Terminal and shell commands (Chinese)
Appendix A of "Learn Python the hard way"

Week 2 - Use Python as a daily tool

Objective:

Can use Python as a daily tool -- at least a powerful calculator

Become comfortable with Python interpreter -- the REPL pattern (Read-Evaluate-Print Loop)

Can use help to get inline documentation on new modules and functions

Python language introduction:

Variables and assignment
Basic data types: int, float, str, bool
Arithmetic:
- +, -, *, /, //, %, **
- math, numpy (may need pip)
Use functions and modules:
- import (and import ... from ...)
- . notation to reference to member variable/ method
- () notation to call function
Common modules and functions
- str.* functions
  - String templating 1: str.format
  - String templating 2: format_str % (var1, var2, ...)
- random
- numpy, scipy

Challenge:

Build a mortgage calculator - given principal P, interest rate r and load period n, calculated the amortised monthly payment A
Calculate the area of a circle given its radius r
Given the length of hypotenuse of a right triangle, calculate the length of its legs. You may want to get values like $$\sin(\frac{\pi}{6})$$ via numpy.pi and numpy.sin
Generate 10 random numbers. (it is OK to run your script 10 times)

References:

Chapter 1, 2, 3 of official Python 2 tutorial
Python format string: https://pyformat.info/

Week 3 - Python for anything

Objective:

Master the composite data type [] and {} in Python

Master the control logics in Python, especially if and for

Further understand the different roles of text editor and interpreter. Be comfortable writing batch codes in .py file and execute in Shell environment.
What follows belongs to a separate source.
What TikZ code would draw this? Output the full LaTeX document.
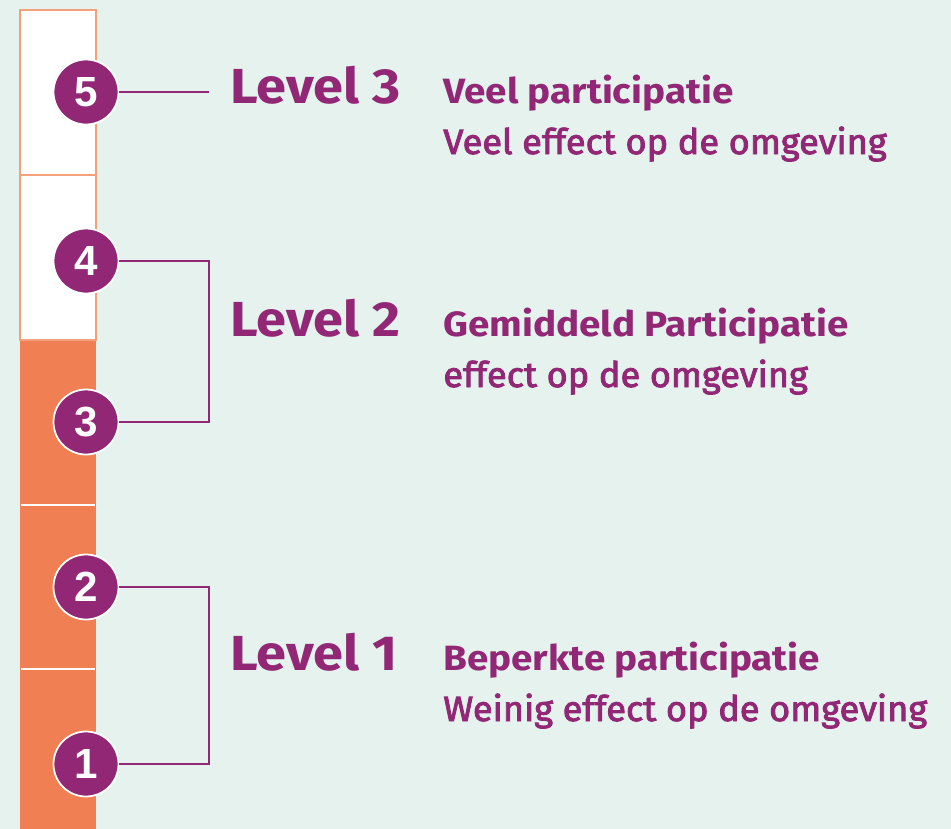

[O] Understand Python engineering

Python language:

help
bool and comparisions
- str comparison and int comparison
Composite data types: list [], dict {}
Control flow:
- for, while
- if
- try..except
Function, class, module:
- def
- class
- *.py; from, import

Workflow:

Python interpreter
pip: pip3 for python3
- --user option in shared computer

Challenge:

Distances among cities:
1. Calculate the "straight line" distance on earth surface from several source cities to Hong Kong. The source cities: New York, Vancouver, Stockholm, Buenos Aires, Perth. For each source city, print one line containing the name of the city and distance. "Great-circle distance" is the academic name you use to search for the formula.
2. Use list and for loop to handle multiple cities
3. Use function to increase the reusability
Divide HW1 groups randomly: (case contribution)
1. Get the list of student IDs from the lecturer
2. Generate the grouping randomly
Solve the "media business model" calculator.

References:

Chapter 4, 5, 6 of official Python 3 tutorial

Week 4 - JSON and API

Objective:

Learn to use Jupyter notebook. All demos following this week will be conducted in Jupyter notebook.

Understand API/ JSON and can retrieve data from online databases (twitter, GitHub, weibo, douban, ...)

Understand basic file format like json and csv.

Be able to comfortably navigate through compound structures like {} and [].

Be able to comfortably use (multiple layer of) for-loop to re-format data.

Be able to use serialisers to handle input/ output to files.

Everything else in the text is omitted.